(Plotting code records)
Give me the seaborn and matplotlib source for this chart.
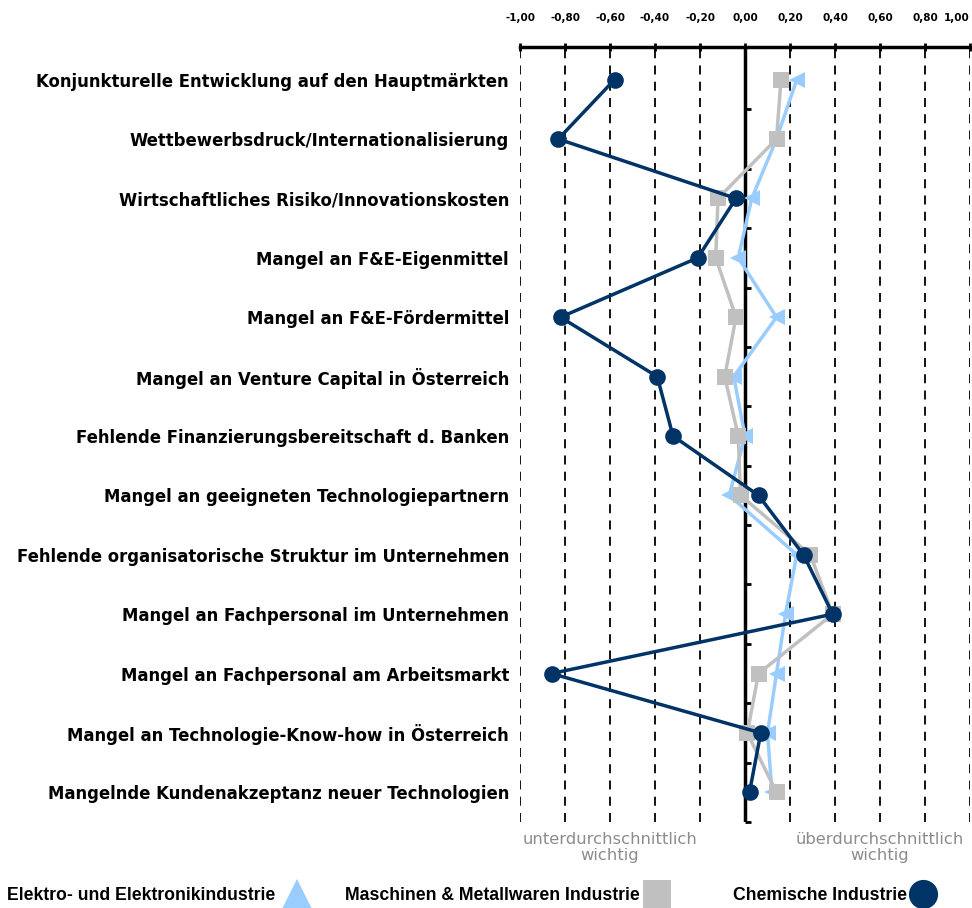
import numpy as np
import pandas as pd
import matplotlib
matplotlib.use("Agg")
import matplotlib.pyplot as plt
from matplotlib.lines import Line2D
import seaborn as sns

categories = [
    "Konjunkturelle Entwicklung auf den Hauptmärkten",
    "Wettbewerbsdruck/Internationalisierung",
    "Wirtschaftliches Risiko/Innovationskosten",
    "Mangel an F&E-Eigenmittel",
    "Mangel an F&E-Fördermittel",
    "Mangel an Venture Capital in Österreich",
    "Fehlende Finanzierungsbereitschaft d. Banken",
    "Mangel an geeigneten Technologiepartnern",
    "Fehlende organisatorische Struktur im Unternehmen",
    "Mangel an Fachpersonal im Unternehmen",
    "Mangel an Fachpersonal am Arbeitsmarkt",
    "Mangel an Technologie-Know-how in Österreich",
    "Mangelnde Kundenakzeptanz neuer Technologien",
]
elektro = [0.23, 0.14, 0.03, -0.03, 0.14, -0.05, 0.00, -0.07, 0.23, 0.18, 0.14, 0.10, 0.12]
maschinen = [0.16, 0.14, -0.12, -0.13, -0.04, -0.09, -0.03, -0.02, 0.29, 0.39, 0.06, 0.01, 0.14]
chemie = [-0.58, -0.83, -0.04, -0.21, -0.82, -0.39, -0.32, 0.06, 0.26, 0.39, -0.86, 0.07, 0.02]
series_names = ["Elektro- und Elektronikindustrie", "Maschinen & Metallwaren Industrie", "Chemische Industrie"]
tick_values = [-1.0, -0.8, -0.6, -0.4, -0.2, 0.0, 0.2, 0.4, 0.6, 0.8, 1.0]
tick_labels = ["-1,00", "-0,80", "-0,60", "-0,40", "-0,20", "0,00", "0,20", "0,40", "0,60", "0,80", "1,00"]

colors = {"Elektro- und Elektronikindustrie": "#99CCFF",
          "Maschinen & Metallwaren Industrie": "#C0C0C0",
          "Chemische Industrie": "#003366"}
markers = {"Elektro- und Elektronikindustrie": "<",
           "Maschinen & Metallwaren Industrie": "s",
           "Chemische Industrie": "o"}
msizes = {"Elektro- und Elektronikindustrie": 11.5,
          "Maschinen & Metallwaren Industrie": 11,
          "Chemische Industrie": 12}

sns.set_theme(style="white")
plt.rcParams['font.family'] = ['DejaVu Sans']
plt.rcParams['text.color'] = 'black'
plt.rcParams['xtick.color'] = 'black'
plt.rcParams['ytick.color'] = 'black'

fig = plt.figure(figsize=(9.72, 9.08), dpi=100)
ax = fig.add_axes([520/972, 1-822/908, 450/972, (822-47)/908])

pos = np.arange(len(categories))
for name, vals in zip(series_names, [elektro, maschinen, chemie]):
    df = pd.DataFrame({"x": vals, "y": pos})
    sns.lineplot(data=df, x="x", y="y", sort=False, estimator=None, ax=ax,
                 color=colors[name], lw=2.5, marker=markers[name],
                 markersize=msizes[name], markeredgewidth=0,
                 markeredgecolor=colors[name], zorder=3)

ax.set_xlim(-1, 1)
ax.set_ylim(len(categories) - 0.5, -0.55)
ax.set_xlabel("")
ax.set_ylabel("")

# grid lines
for v in tick_values:
    if abs(v) > 1e-9:
        ax.axvline(v, color="black", lw=1.3, ls=(0, (5, 4)), zorder=1)
ax.axvline(0, color="black", lw=2.5, zorder=2)

ax.xaxis.tick_top()
ax.set_xticks(tick_values)
ax.set_xticklabels(tick_labels, fontsize=7.5, fontweight="bold", color="black")
ax.get_xticklabels()[-1].set_horizontalalignment("right")
ax.tick_params(axis="x", direction="inout", length=6, width=2, pad=14, colors="black")

ax.set_yticks(pos)
ax.set_yticklabels(categories, fontsize=11.9, fontweight="bold", color="black")
ax.tick_params(axis="y", length=0, pad=8)

for s in ["left", "right", "bottom"]:
    ax.spines[s].set_visible(False)
ax.spines["top"].set_linewidth(2.5)
ax.spines["top"].set_color("black")

sec = ax.secondary_yaxis(0.5)
sec.set_yticks(np.arange(len(categories)) + 0.5)
sec.set_yticklabels([])
sec.tick_params(axis="y", direction="out", length=4, width=2, colors="black")
sec.spines["left"].set_visible(False)
sec.spines["right"].set_visible(False)

ax.text(-0.6, len(categories) - 0.5 + 0.16, "unterdurchschnittlich\nwichtig", ha="center", va="top",
        color="#8C8C8C", fontsize=11.8, linespacing=1.15)
ax.text(0.6, len(categories) - 0.5 + 0.16, "überdurchschnittlich\nwichtig", ha="center", va="top",
        color="#8C8C8C", fontsize=11.8, linespacing=1.15)

# legend: one entry each, placed along the bottom
leg_markers = {"Elektro- und Elektronikindustrie": "^",
               "Maschinen & Metallwaren Industrie": "s",
               "Chemische Industrie": "o"}
leg_msize = {"Elektro- und Elektronikindustrie": 22,
             "Maschinen & Metallwaren Industrie": 20,
             "Chemische Industrie": 21}
leg_x = {"Elektro- und Elektronikindustrie": 7,
         "Maschinen & Metallwaren Industrie": 345,
         "Chemische Industrie": 733}
leg_hl = {"Elektro- und Elektronikindustrie": 2.5,
          "Maschinen & Metallwaren Industrie": 1.9,
          "Chemische Industrie": 1.8}
for n in series_names:
    h = Line2D([], [], ls="none", marker=leg_markers[n], color=colors[n],
               markersize=leg_msize[n], markeredgewidth=0)
    lg = fig.legend([h], [n], loc="center left",
                    bbox_to_anchor=(leg_x[n]/972, 1-896/908),
                    frameon=False, markerfirst=False, handletextpad=0.0,
                    handlelength=leg_hl[n], borderpad=0, borderaxespad=0,
                    prop={"family": "Liberation Sans", "weight": "bold", "size": 12.7})

fig.savefig("out.png", dpi=100)
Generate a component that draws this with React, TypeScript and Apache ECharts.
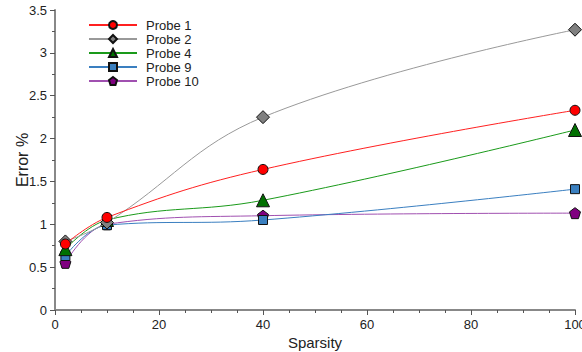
import React, { useEffect, useRef } from "react";
import * as echarts from "echarts";

const sparsity = [2, 10, 40, 100];
const probe1 = [0.77, 1.08, 1.64, 2.33];
const probe2 = [0.8, 1.02, 2.25, 3.27];
const probe4 = [0.71, 1.05, 1.28, 2.1];
const probe9 = [0.63, 0.99, 1.05, 1.41];
const probe10 = [0.55, 1.0, 1.1, 1.13];

const seriesNames = ["Probe 1", "Probe 2", "Probe 4", "Probe 9", "Probe 10"];
const seriesData = [probe1, probe2, probe4, probe9, probe10];
const lineColors = ["#ff2020", "#999999", "#1a9a1a", "#3a7fc0", "#a050b0"];
const markerColors = ["#ff0000", "#808080", "#007000", "#3a7fbf", "#800080"];
const PENTAGON = "path://M0,-10 L9.51,-3.09 L5.88,8.09 L-5.88,8.09 L-9.51,-3.09 Z";
const symbols = ["circle", "diamond", "triangle", "rect", PENTAGON];
const symbolSizes = [10, 13, 13, 9, 11];

export default function App() {
  const ref = useRef<HTMLDivElement>(null);
  useEffect(() => {
    if (!ref.current) return;
    const chart = echarts.init(ref.current, null, { renderer: "svg" });
    const font = "Liberation Sans, Arial, sans-serif";
    chart.setOption({
      animation: false,
      textStyle: { fontFamily: font },
      grid: { left: 55, right: 7, top: 10, bottom: 42, outerBoundsMode: "none", containLabel: false },
      legend: {
        orient: "vertical",
        left: 83,
        top: 13,
        itemWidth: 48,
        itemHeight: 10,
        itemGap: 0,
        textStyle: { fontSize: 13, color: "#222", fontFamily: font, lineHeight: 14, padding: [0, 0, 0, 4] },
        data: seriesNames,
      },
      xAxis: {
        type: "value",
        min: 0,
        max: 100,
        interval: 20,
        name: "Sparsity",
        nameLocation: "middle",
        nameGap: 25,
        nameMoveOverlap: false,
        nameTextStyle: { fontSize: 15, color: "#222", fontFamily: font },
        axisLine: { show: true, lineStyle: { color: "#888", width: 2 } },
        axisTick: { show: true, length: 5, lineStyle: { color: "#555" } },
        minorTick: { show: true, splitNumber: 4, length: 3, lineStyle: { color: "#555" } },
        axisLabel: { fontSize: 13, color: "#222", margin: 8 },
        splitLine: { show: false },
      },
      yAxis: {
        type: "value",
        min: 0,
        max: 3.5,
        interval: 0.5,
        name: "Error %",
        nameLocation: "middle",
        nameGap: 25,
        nameMoveOverlap: false,
        nameRotate: 90,
        nameTextStyle: { fontSize: 16, color: "#222", fontFamily: font },
        axisLine: { show: true, lineStyle: { color: "#888", width: 2 } },
        axisTick: { show: true, length: 5, lineStyle: { color: "#555" } },
        minorTick: { show: true, splitNumber: 2, length: 3, lineStyle: { color: "#555" } },
        axisLabel: { fontSize: 13, color: "#222", margin: 8 },
        splitLine: { show: false },
      },
      series: seriesNames.map((name, i) => ({
        name,
        type: "line",
        smooth: 0.4,
        z: 10 - i,
        data: sparsity.map((x, j) => [x, seriesData[i][j]]),
        symbol: symbols[i],
        symbolSize: symbolSizes[i],
        showAllSymbol: true,
        lineStyle: { color: lineColors[i], width: 1 },
        itemStyle: { color: markerColors[i], borderColor: "#111", borderWidth: 1 },
        emphasis: { disabled: true },
      })),
    });
    return () => chart.dispose();
  }, []);
  return (
    <div
      ref={ref}
      style={{ position: "fixed", left: 0, top: 0, width: 582, height: 352, background: "#fff" }}
    />
  );
}
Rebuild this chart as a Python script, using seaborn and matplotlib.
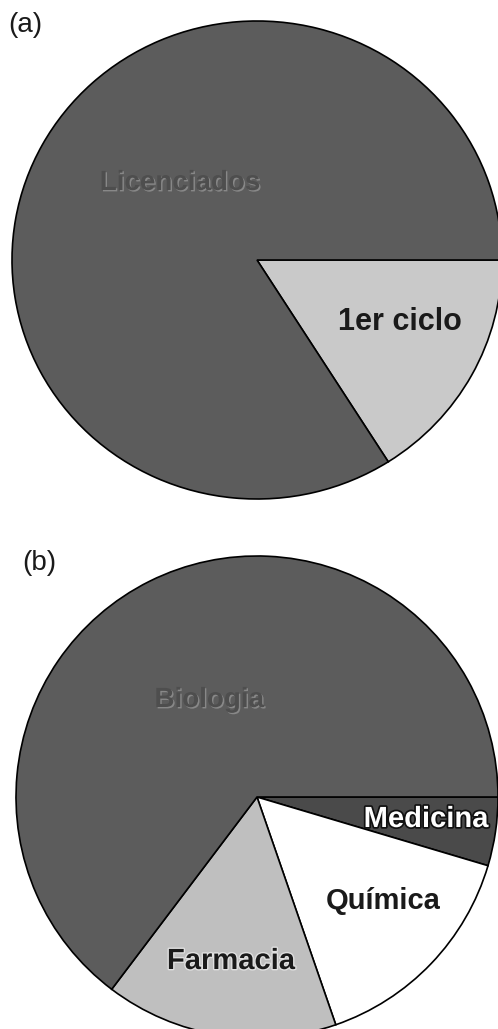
import matplotlib
matplotlib.use("Agg")
import matplotlib.pyplot as plt
import matplotlib.patheffects as pe
import seaborn as sns

# Data (a)
labels_a = ["1er ciclo", "Licenciados"]
values_a = [16.0, 84.0]
colors_a = ["#c9c9c9", "#5c5c5c"]

# Data (b)
labels_b = ["Medicina", "Química", "Farmacia", "Biologia"]
values_b = [4.6, 15.1, 15.6, 64.7]
colors_b = ["#4a4a4a", "#ffffff", "#bfbfbf", "#5c5c5c"]

sns.set_theme(style="white")
plt.rcParams["font.family"] = ["Liberation Sans", "DejaVu Sans"]

W, H = 498, 1029
fig = plt.figure(figsize=(W / 100, H / 100), dpi=100)
fig.patch.set_facecolor("white")


def pie_axes(cx, cy, rx, ry):
    ax = fig.add_axes([(cx - rx) / W, (H - cy - ry) / H, 2 * rx / W, 2 * ry / H])
    return ax


wedge_kw = dict(edgecolor="black", linewidth=1.2)

# ---- (a)
CX1, CY1, RX1, RY1 = 257, 260, 245, 239
ax1 = pie_axes(CX1, CY1, RX1, RY1)
ax1.pie(values_a, colors=colors_a, startangle=0, counterclock=False,
        radius=1, wedgeprops=wedge_kw)
ax1.set_xlim(-1, 1)
ax1.set_ylim(-1, 1)
ax1.set_aspect("auto")
ax1.axis("off")

emboss = [pe.SimplePatchShadow(offset=(1, -1), shadow_rgbFace="#8e8e8e", alpha=0.9),
          pe.Normal()]
ax1.text((180 - CX1) / RX1, (CY1 - 183) / RY1, labels_a[1], ha="center", va="center",
         fontsize=20, fontweight="bold", color="#4e4e4e", path_effects=emboss)
ax1.text((400 - CX1) / RX1, (CY1 - 322) / RY1, labels_a[0], ha="center", va="center",
         fontsize=22, fontweight="bold", color="#1a1a1a")

fig.text(8 / W, 1 - 25 / H, "(a)", ha="left", va="center", fontsize=20, color="#1a1a1a")

# ---- (b)
CX2, CY2, RX2, RY2 = 257, 797, 241, 241
ax2 = pie_axes(CX2, CY2, RX2, RY2)
ax2.pie(values_b, colors=colors_b, startangle=0, counterclock=False,
        radius=1, wedgeprops=wedge_kw)
ax2.set_xlim(-1, 1)
ax2.set_ylim(-1, 1)
ax2.set_aspect("auto")
ax2.axis("off")

ax2.text((209 - CX2) / RX2, (CY2 - 700) / RY2, labels_b[3], ha="center", va="center",
         fontsize=20, fontweight="bold", color="#4e4e4e", path_effects=emboss)
ax2.text((426 - CX2) / RX2, (CY2 - 819) / RY2, labels_b[0], ha="center", va="center",
         fontsize=21, fontweight="bold", color="white",
         path_effects=[pe.withStroke(linewidth=2.5, foreground="#111111")])
ax2.text((383 - CX2) / RX2, (CY2 - 901) / RY2, labels_b[1], ha="center", va="center",
         fontsize=21, fontweight="bold", color="#1a1a1a")
ax2.text((231 - CX2) / RX2, (CY2 - 961) / RY2, labels_b[2], ha="center", va="center",
         fontsize=21, fontweight="bold", color="#1a1a1a",
         path_effects=[pe.withStroke(linewidth=2, foreground="#e0e0e0")])

fig.text(22 / W, 1 - 563 / H, "(b)", ha="left", va="center", fontsize=20, color="#1a1a1a")

fig.savefig("out.png", dpi=100)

What is needed: Starting at the line containing "Generate a component" and stopping after the line containing "import * as", give the lines again exactly and leave out every image.

The reply:
Generate a component that draws this with React, TypeScript and Apache ECharts.
import React, { useEffect, useRef } from "react";
import * as echarts from "echarts";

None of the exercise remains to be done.